Dev Update March 16, 2026
Date: March 16, 2026
1. Last Week by the Numbers
neptune-core
- Issues: 2 opened, 4 closed
- Pull Requests: 2 opened, 6 merged
- Commits: 14 merged into master
triton-vm
- Issues: 2 closed
2. Stand-up Summary
Alan Szepieniec
- Last Week: Released Version 0.7 of Neptune Core, focusing on performance optimizations for balance calculations and exchange-integration endpoints. Managed community PRs and began the initial evaluation of the open-source GPU prover.
- Coming Week: Integrate the GPU prover. Will be provisioning a GPU instance for the prover’s author to assist with development and may begin drafting a revised block header data structure.
Thorkil Værge
- Last Week: Worked on VXB wallet CI integration, moving production builds to GitHub servers for increased transparency. Assisted in the 0.7 release and performance slimming.
- Coming Week: Focusing on the VXB wallet upgrade to Neptune Core 0.7. This involves rewriting the RPC layer to support the new JSON RPC and utilizing type-safe client crates.
3. Technical Discussion
Neptune Core v0.7 & VXB Wallet Integration
The release of v0.7 significantly improved balance calculation speeds by eliminating redundant calculations and implementing better caching. The team is now transitioning the VXB wallet to this version. A key technical hurdle is the migration to the new JSON RPC; specifically, replacing the deprecated “block info” endpoint with logic centered on block headers. To support this, certain private functions within Neptune Core will be exposed to satisfy the VXB wallet as a canonical downstream dependency.
GPU Prover & Triton VM
There is ongoing work to integrate the open-source GPU prover. While the tool successfully achieves GPU acceleration for Triton VM—a significant technical milestone—the codebase is currently too immature and under-documented for a direct merge into the triton-vm repository. The team will continue to work with the author externally to refine the implementation.
Architectural Philosophy
A new development philosophy has been proposed for neptune-core, prioritizing robustness and simplicity over feature-completeness.

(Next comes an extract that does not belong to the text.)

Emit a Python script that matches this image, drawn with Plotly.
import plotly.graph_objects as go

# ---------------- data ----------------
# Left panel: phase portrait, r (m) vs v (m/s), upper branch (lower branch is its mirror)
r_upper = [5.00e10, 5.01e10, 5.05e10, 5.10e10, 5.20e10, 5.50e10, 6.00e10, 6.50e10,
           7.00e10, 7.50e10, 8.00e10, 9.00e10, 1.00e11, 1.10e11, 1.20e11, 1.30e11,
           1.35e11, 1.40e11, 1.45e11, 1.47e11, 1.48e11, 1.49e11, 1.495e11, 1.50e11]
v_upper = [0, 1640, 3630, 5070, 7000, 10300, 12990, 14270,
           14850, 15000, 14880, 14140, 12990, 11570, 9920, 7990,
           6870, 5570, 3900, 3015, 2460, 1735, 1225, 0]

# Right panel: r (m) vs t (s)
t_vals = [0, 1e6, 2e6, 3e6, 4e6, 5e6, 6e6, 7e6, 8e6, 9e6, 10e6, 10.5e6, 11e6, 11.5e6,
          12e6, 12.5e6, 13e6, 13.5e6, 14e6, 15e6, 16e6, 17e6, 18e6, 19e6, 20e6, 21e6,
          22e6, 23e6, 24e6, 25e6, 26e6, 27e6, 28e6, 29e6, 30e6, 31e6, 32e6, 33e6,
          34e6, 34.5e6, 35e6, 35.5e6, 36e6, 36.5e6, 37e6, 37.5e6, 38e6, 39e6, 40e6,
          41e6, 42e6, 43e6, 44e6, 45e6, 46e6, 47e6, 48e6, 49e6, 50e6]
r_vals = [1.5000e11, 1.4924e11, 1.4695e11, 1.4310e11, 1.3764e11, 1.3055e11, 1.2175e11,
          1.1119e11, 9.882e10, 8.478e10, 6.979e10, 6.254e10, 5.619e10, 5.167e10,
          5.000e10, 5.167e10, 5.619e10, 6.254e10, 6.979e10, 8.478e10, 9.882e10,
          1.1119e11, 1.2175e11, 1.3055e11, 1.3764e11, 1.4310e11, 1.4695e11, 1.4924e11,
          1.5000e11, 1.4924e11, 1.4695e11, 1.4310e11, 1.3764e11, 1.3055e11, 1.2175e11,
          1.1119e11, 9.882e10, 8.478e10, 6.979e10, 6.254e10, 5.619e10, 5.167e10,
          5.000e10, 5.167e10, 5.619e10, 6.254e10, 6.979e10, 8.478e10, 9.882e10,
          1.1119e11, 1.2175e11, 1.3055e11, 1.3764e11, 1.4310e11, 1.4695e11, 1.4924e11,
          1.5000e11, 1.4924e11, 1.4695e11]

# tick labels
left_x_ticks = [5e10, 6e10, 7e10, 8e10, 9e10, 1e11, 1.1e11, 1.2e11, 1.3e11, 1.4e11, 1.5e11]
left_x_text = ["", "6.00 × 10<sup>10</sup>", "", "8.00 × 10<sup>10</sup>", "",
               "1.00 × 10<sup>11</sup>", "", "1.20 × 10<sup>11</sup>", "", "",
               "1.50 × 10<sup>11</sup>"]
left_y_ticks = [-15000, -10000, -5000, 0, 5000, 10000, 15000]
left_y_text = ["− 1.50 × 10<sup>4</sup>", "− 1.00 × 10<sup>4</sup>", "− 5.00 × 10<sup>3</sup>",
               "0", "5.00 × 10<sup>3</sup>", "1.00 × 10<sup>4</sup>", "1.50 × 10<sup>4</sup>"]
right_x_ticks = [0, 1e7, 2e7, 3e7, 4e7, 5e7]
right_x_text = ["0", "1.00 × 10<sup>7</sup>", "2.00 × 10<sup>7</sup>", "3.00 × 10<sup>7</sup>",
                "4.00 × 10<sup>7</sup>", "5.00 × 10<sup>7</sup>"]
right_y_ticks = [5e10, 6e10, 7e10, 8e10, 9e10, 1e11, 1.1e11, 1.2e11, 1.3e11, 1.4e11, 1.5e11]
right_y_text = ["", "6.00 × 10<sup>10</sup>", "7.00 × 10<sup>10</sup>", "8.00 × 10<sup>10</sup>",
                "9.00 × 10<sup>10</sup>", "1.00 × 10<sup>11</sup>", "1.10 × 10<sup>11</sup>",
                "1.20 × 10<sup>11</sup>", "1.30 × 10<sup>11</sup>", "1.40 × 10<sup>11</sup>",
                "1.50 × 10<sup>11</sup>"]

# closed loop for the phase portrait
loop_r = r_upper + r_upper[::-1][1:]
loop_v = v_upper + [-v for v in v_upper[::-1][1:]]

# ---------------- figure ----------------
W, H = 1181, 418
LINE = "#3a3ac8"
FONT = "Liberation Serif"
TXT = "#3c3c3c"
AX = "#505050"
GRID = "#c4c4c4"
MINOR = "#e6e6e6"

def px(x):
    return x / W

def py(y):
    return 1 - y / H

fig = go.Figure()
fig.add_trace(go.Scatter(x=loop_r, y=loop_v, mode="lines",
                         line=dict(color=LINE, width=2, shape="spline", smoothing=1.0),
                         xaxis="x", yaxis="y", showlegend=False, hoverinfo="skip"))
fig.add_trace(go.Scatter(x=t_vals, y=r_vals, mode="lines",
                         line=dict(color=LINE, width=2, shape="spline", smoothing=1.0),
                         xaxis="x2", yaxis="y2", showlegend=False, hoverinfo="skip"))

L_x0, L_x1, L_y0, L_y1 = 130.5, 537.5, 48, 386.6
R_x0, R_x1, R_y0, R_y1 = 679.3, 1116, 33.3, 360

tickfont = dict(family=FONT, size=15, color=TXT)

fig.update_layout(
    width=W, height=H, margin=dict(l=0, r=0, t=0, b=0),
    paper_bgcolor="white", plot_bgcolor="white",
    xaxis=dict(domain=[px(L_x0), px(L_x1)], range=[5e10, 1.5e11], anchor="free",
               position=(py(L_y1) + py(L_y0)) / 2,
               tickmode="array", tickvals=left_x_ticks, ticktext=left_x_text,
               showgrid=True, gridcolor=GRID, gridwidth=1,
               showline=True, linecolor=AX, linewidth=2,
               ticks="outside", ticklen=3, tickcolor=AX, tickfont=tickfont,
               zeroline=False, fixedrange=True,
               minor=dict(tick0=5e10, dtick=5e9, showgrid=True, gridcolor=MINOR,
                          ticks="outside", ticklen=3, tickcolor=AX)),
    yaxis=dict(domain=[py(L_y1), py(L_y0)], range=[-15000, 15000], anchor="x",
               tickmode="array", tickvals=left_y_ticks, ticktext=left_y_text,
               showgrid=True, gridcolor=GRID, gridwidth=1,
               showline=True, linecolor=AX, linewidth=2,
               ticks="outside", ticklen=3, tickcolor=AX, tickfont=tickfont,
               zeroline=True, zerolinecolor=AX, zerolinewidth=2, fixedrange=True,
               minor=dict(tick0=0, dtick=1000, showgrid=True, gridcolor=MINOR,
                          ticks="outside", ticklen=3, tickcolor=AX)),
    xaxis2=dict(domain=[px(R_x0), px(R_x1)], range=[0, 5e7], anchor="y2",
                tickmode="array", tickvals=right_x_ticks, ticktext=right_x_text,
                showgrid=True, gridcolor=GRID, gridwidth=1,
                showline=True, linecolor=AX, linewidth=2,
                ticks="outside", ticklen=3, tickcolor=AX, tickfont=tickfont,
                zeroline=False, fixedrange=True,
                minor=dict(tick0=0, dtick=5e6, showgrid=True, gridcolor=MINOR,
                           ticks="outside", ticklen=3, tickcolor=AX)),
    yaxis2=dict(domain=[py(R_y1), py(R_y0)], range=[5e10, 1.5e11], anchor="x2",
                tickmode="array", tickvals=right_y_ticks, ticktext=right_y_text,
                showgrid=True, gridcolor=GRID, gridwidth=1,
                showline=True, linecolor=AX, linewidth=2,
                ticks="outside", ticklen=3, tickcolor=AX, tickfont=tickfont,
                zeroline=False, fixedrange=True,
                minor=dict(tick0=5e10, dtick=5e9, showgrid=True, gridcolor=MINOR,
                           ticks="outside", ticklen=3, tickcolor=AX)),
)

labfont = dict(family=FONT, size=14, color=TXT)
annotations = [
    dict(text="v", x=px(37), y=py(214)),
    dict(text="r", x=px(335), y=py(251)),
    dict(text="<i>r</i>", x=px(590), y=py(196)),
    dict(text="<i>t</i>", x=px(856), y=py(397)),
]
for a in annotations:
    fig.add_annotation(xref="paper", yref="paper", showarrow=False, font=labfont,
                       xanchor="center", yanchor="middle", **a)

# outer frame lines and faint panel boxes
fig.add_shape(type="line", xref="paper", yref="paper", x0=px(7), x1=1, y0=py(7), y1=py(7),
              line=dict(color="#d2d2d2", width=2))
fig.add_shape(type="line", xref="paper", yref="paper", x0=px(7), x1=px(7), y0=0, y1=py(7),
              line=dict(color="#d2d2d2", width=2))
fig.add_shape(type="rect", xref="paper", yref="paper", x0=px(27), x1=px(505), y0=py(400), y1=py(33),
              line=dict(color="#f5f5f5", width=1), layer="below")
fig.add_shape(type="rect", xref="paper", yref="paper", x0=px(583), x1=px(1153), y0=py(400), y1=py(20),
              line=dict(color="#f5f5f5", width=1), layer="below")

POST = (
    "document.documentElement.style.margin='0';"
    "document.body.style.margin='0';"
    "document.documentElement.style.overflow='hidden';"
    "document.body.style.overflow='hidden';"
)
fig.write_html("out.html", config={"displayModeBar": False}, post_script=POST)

- Quality metric: ought to include a count of lines of code, excluding tests. Fewer lines is better.
- Downstream Features: Future advanced features should be implemented in separate crates or downstream repositories rather than within the core.

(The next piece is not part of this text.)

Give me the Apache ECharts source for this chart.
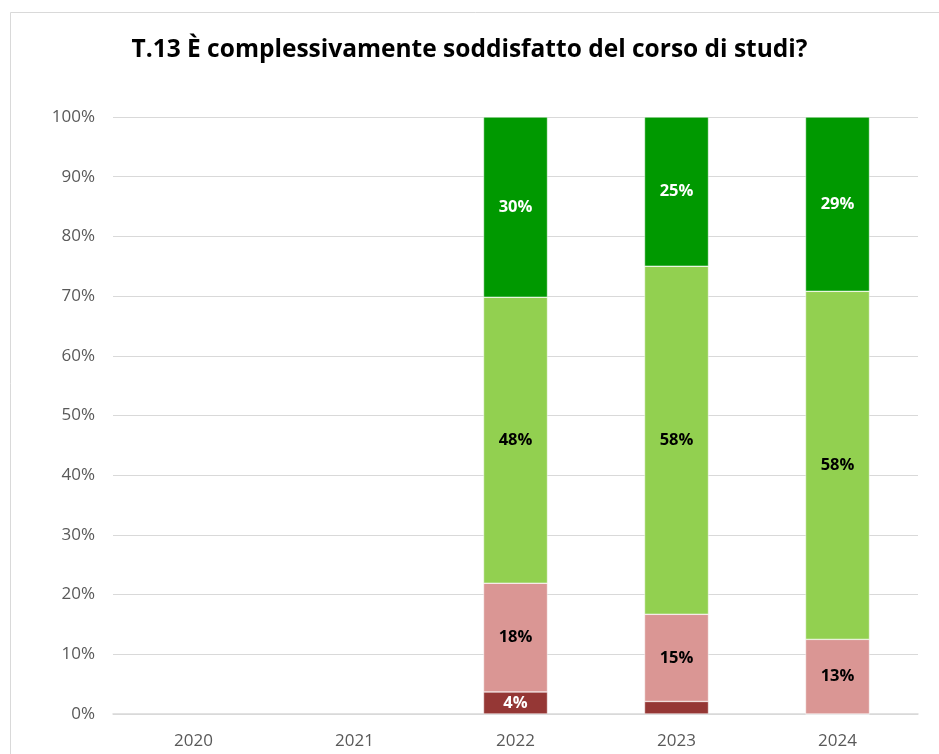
<!DOCTYPE html>
<html>
<head>
<meta charset="utf-8">
<script src="https://cdn.jsdelivr.net/npm/echarts@6/dist/echarts.min.js"></script>
<style>
    html, body { margin: 0; padding: 0; background: #fff; }
    #chart { width: 939px; height: 754px; }
</style>
</head>
<body>
<div id="chart"></div>
<script>
const years = ["2020", "2021", "2022", "2023", "2024"];
// percentuali per risposta
const decisamenteNo = [null, null, 3.7, 2.1, 0];
const piuNoCheSi = [null, null, 18.2, 14.6, 12.5];
const piuSiCheNo = [null, null, 47.9, 58.3, 58.3];
const decisamenteSi = [null, null, 30.2, 25.0, 29.2];

const chart = echarts.init(document.getElementById("chart"));

const label = (color) => ({
    show: true,
    position: "inside",
    color: color,
    fontFamily: "Open Sans",
    fontWeight: "bold",
    fontSize: 16.5,
    formatter: (p) => (p.value >= 3 ? Math.round(p.value) + "%" : ""),
});

const mkSeries = (name, data, color, labelColor) => ({
    name: name,
    type: "bar",
    stack: "tot",
    barWidth: 64,
    data: data,
    itemStyle: {
        color: color,
        borderColor: "#ffffff",
        borderWidth: 0.5,
    },
    label: label(labelColor),
});

let options = {
    animation: false,
    backgroundColor: "#ffffff",
    title: {
        text: "T.13 È complessivamente soddisfatto del corso di studi?",
        left: "center",
        top: 33,
        textStyle: {
            fontFamily: "Open Sans",
            fontWeight: "bold",
            fontSize: 24.5,
            color: "#000000",
        },
    },
    graphic: [
        {
            type: "rect",
            shape: { x: 10.5, y: 12.5, width: 960, height: 800 },
            style: { fill: "none", stroke: "#d9d9d9", lineWidth: 1 },
            silent: true,
        },
    ],
    grid: {
        left: 113,
        right: 21,
        top: 117,
        bottom: 40,
    },
    xAxis: {
        type: "category",
        data: years,
        axisTick: { show: false },
        axisLine: { lineStyle: { color: "#d9d9d9", width: 1.5 } },
        axisLabel: {
            color: "#595959",
            fontFamily: "Open Sans",
            fontSize: 17,
            margin: 19,
        },
    },
    yAxis: {
        type: "value",
        min: 0,
        max: 100,
        interval: 10,
        axisLine: { show: false },
        axisTick: { show: false },
        splitLine: { lineStyle: { color: "#d9d9d9", width: 1 } },
        axisLabel: {
            color: "#595959",
            fontFamily: "Open Sans",
            fontSize: 17,
            margin: 18,
            formatter: "{value}%",
        },
    },
    series: [
        mkSeries("Decisamente no", decisamenteNo, "#953735", "#ffffff"),
        mkSeries("Più no che sì", piuNoCheSi, "#da9694", "#000000"),
        mkSeries("Più sì che no", piuSiCheNo, "#92d050", "#000000"),
        mkSeries("Decisamente sì", decisamenteSi, "#009900", "#ffffff"),
    ],
};

chart.setOption(options);
</script>
</body>
</html>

Lustration Barrier / Forks.
The team is discussing using the upcoming “lustration barrier”, which will require a fork and thus presents the opportunity to revise architectural patterns such as the block header data structure. However, the wisdom of such a revision is up for debate and likely will only be settled by working through the development process.
4. Updates and Announcements
- Version 0.7 Released: Now live with major performance enhancements for exchanges and dashboard users.

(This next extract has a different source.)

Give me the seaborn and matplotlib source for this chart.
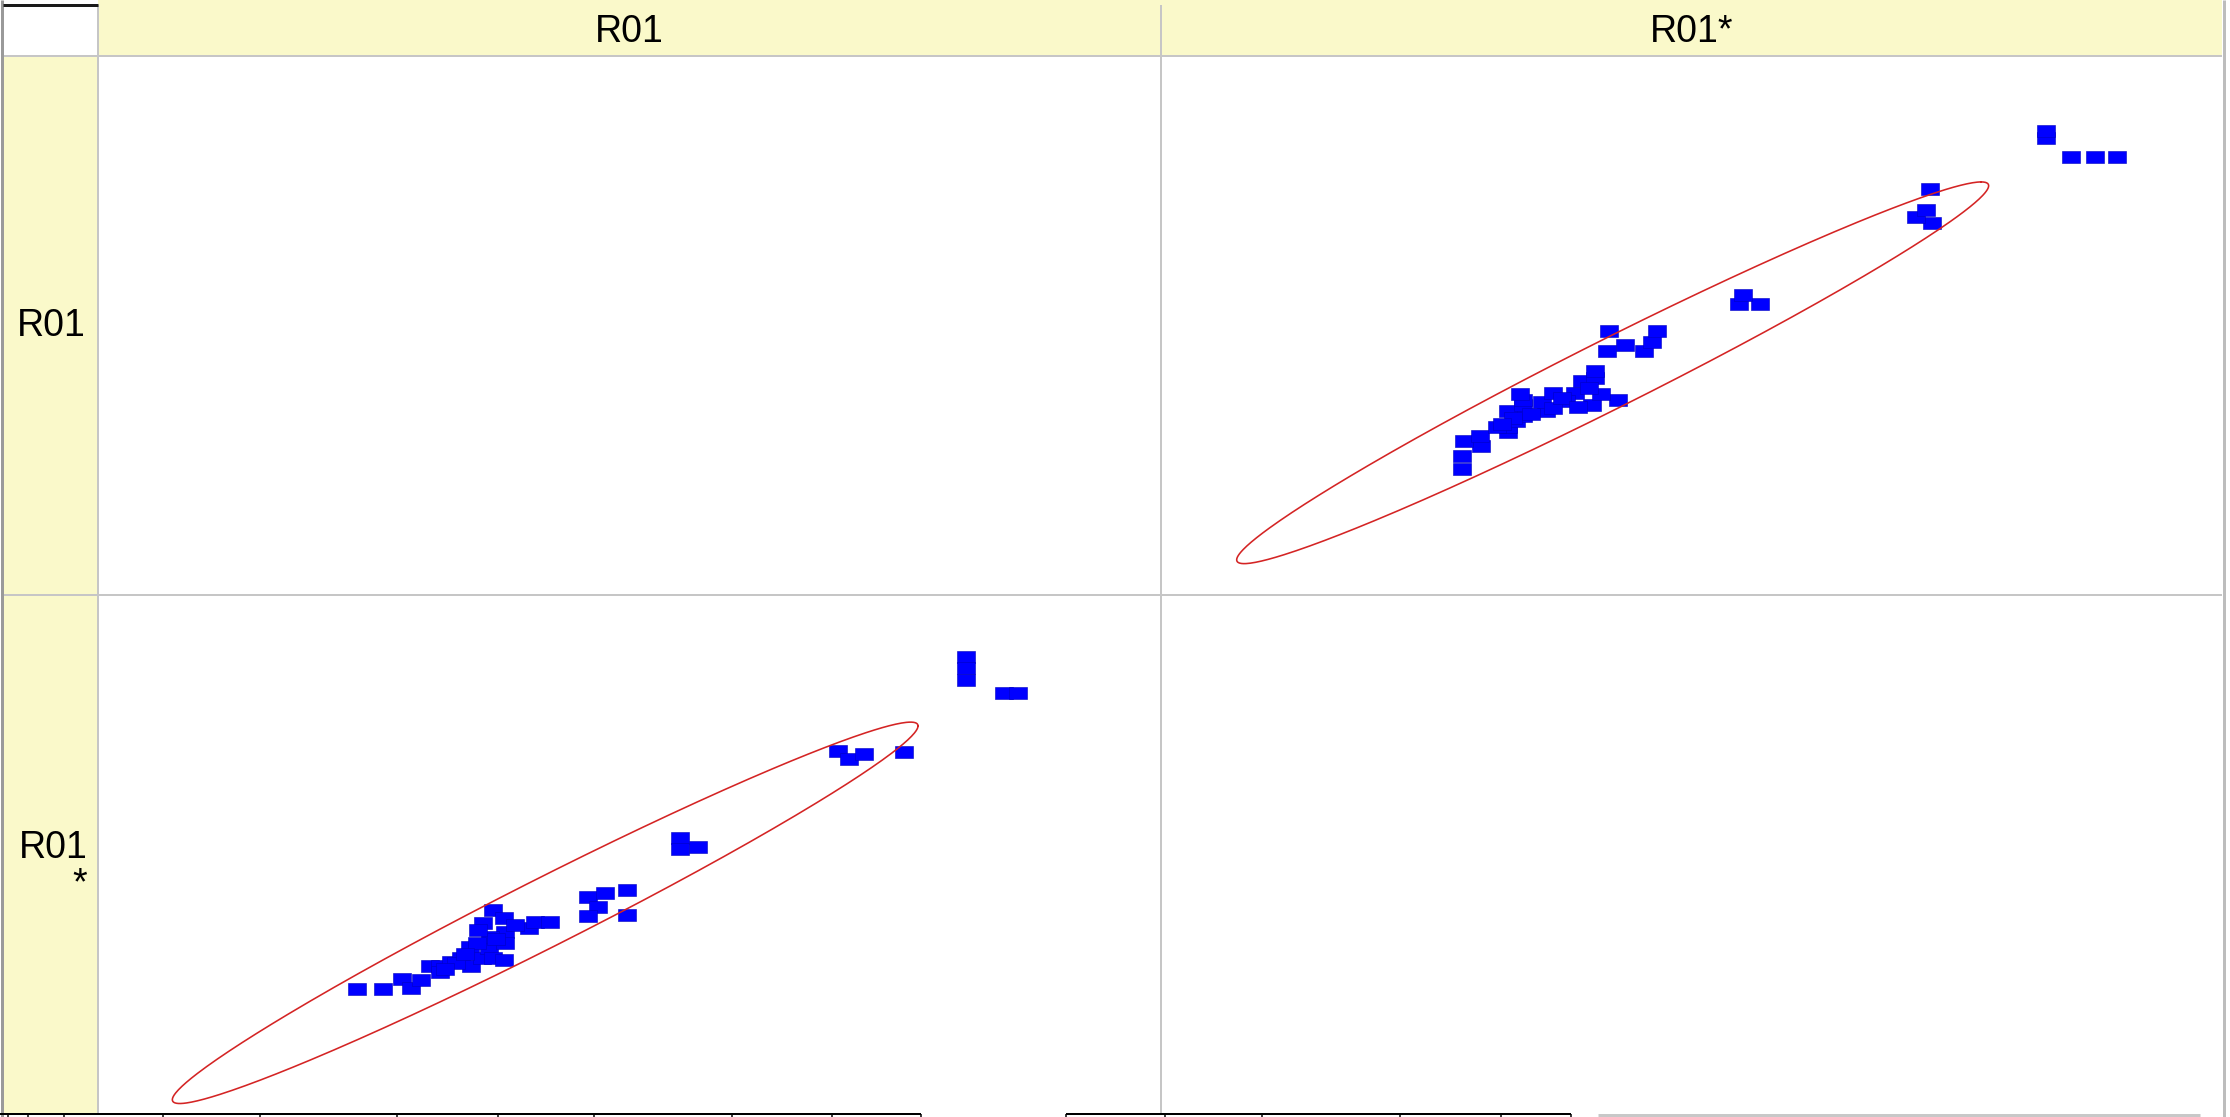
import numpy as np
import pandas as pd
import matplotlib
matplotlib.use("Agg")
import matplotlib.pyplot as plt
import seaborn as sns

# values (no tick labels shown, so units are arbitrary)
r01 = [26.1, 28.5, 30.2, 31.1, 32.0, 32.8, 33.7, 33.7, 34.7, 35.7, 36.5,
       36.6, 37.6, 38.2, 37.7, 38.6, 39.6, 39.7, 39.7, 38.6, 39.6, 41.9,
       42.5, 43.8, 47.3, 48.9, 48.3, 47.3, 50.9, 50.9, 38.3, 37.1,
       35.2, 36.0, 38.9, 40.6, 37.2, 34.2,
       55.8, 55.8, 57.4, 70.3, 71.3, 72.7, 76.4, 82.1, 82.1, 82.1, 85.6, 86.9]
r01_star = [24.0, 24.0, 25.9, 24.2, 25.8, 28.5, 28.5, 27.4, 29.3, 30.0, 32.2,
            28.5, 30.0, 31.9, 36.8, 39.3, 37.7, 35.1, 32.9, 30.0, 29.7, 35.8,
            37.1, 37.1, 41.9, 42.7, 40.0, 38.2, 43.2, 38.4, 34.2, 32.9,
            29.0, 30.8, 33.8, 36.5, 35.4, 27.9,
            53.3, 51.2, 51.6, 70.2, 68.6, 69.6, 70.0, 88.4, 86.2, 83.9, 81.4, 81.4]
var_names = ["R01", "R01*"]

# 95% density ellipse (mean, sd, correlation)
ell_mean = {"R01": 43.4, "R01*": 38.8}
ell_sd = {"R01": 14.0, "R01*": 15.1}
ell_corr = 0.980
ell_level = 0.95

df = pd.DataFrame({"R01": r01, "R01*": r01_star})

# ellipse outline
t = np.linspace(0, 2 * np.pi, 400)
k = np.sqrt(-2 * np.log(1 - ell_level))
ell = pd.DataFrame({
    "R01": ell_mean["R01"] + k * ell_sd["R01"] * np.cos(t),
    "R01*": ell_mean["R01*"] + k * ell_sd["R01*"] * (ell_corr * np.cos(t) + np.sqrt(1 - ell_corr**2) * np.sin(t)),
})

sns.set_style("white")
plt.rcParams['font.family'] = ['Liberation Sans', 'DejaVu Sans']
plt.rcParams['text.color'] = 'black'

W, H = 2230, 1117
fig = plt.figure(figsize=(W / 100, H / 100), dpi=100)

# cell layout in pixels
col_edges = [98, 1161, 2222]
row_edges = [57, 595, 1113]
xlims = {"R01": (2.3, 100.0), "R01*": (-5.6, 98.7)}    # per column
ylims = {"R01": (3.5, 100.1), "R01*": (0.0, 100.4)}    # per row

yellow = "#FAF9CA"
grid = "#C6C6C6"
px = 0.72  # one pixel in points

# background frame in pixel coords
frame = fig.add_axes([0, 0, 1, 1], zorder=0)
frame.set_xlim(0, W)
frame.set_ylim(H, 0)
frame.axis("off")
frame.add_patch(plt.Rectangle((col_edges[0], 0), col_edges[2] - col_edges[0], row_edges[0], color=yellow, lw=0))
frame.add_patch(plt.Rectangle((3, row_edges[0]), col_edges[0] - 3, row_edges[2] - row_edges[0], color=yellow, lw=0))

frame.hlines([row_edges[0] - 1, row_edges[1]], 3, col_edges[2], color=grid, lw=2 * px)
frame.vlines([col_edges[0], col_edges[1]], 5, row_edges[2], color=grid, lw=2 * px)
frame.vlines(col_edges[2] + 1.5, 0, H, color="#BDBDBD", lw=3 * px)
frame.vlines(1.5, 0, H, color="#9A9A9A", lw=3 * px)
frame.hlines(5, 3, col_edges[0], color="#1A1A1A", lw=3 * px)

# fragment of the axis strip along the bottom edge
frame.hlines(row_edges[2] + 1, 0, 921, color="black", lw=2 * px)
frame.hlines(row_edges[2] + 1, 1066, 1571, color="black", lw=2 * px)
frame.hlines(row_edges[2] + 2, 1598, 2200, color="#C8C8C8", lw=3 * px)
strip_ticks = [8, 28, 64, 163, 260, 397, 498, 594, 732, 832, 921,
               1066, 1165, 1262, 1400, 1501, 1571]
frame.vlines(strip_ticks, row_edges[2] + 1, H, color="black", lw=1.5 * px)

# header and row labels
for i, name in enumerate(var_names):
    cx = (col_edges[i] + col_edges[i + 1]) / 2
    frame.text(cx, (5 + row_edges[0]) / 2 + 1, name, ha="center", va="center", fontsize=27)
frame.text(51, (row_edges[0] + row_edges[1]) / 2, "R01", ha="center", va="center", fontsize=27)
frame.text(53, (row_edges[1] + row_edges[2]) / 2 + 12, "R01\n*", ha="center", va="center",
           multialignment="right", fontsize=27, linespacing=1.0)

# rectangular markers, 18x12 px
rect = [(-1.5, -1), (1.5, -1), (1.5, 1), (-1.5, 1), (-1.5, -1)]

for r, yvar in enumerate(var_names):
    for c, xvar in enumerate(var_names):
        x0, x1 = col_edges[c], col_edges[c + 1]
        y0, y1 = row_edges[r], row_edges[r + 1]
        ax = fig.add_axes([x0 / W, 1 - y1 / H, (x1 - x0) / W, (y1 - y0) / H], zorder=2)
        ax.patch.set_alpha(0)
        ax.set_xlim(*xlims[xvar])
        ax.set_ylim(*ylims[yvar])
        ax.set_xticks([])
        ax.set_yticks([])
        for s in ax.spines.values():
            s.set_visible(False)
        if xvar == yvar:
            continue
        ax.plot(ell[xvar], ell[yvar], color="#D42424", lw=1.6 * px)
        sns.scatterplot(data=df, x=xvar, y=yvar, ax=ax, marker=rect, s=175,
                        color="#0000FF", edgecolor="#0000C0", linewidth=0.4, legend=False)
        ax.set_xlabel("")
        ax.set_ylabel("")

fig.savefig("out.png", dpi=100, facecolor="white")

- CI/CD Shift: VXB wallet production builds are now handled via GitHub Actions to ensure verifiable binaries.
- Community Growth: There has been a notable uptick in high-quality community Pull Requests; the team is prioritizing these reviews to expand the contributor base.
- Contributor Guidelines: The
CONTRIBUTING.mdfile will be kept up-to-date to reflect the new architecture policy regarding external crates for new features.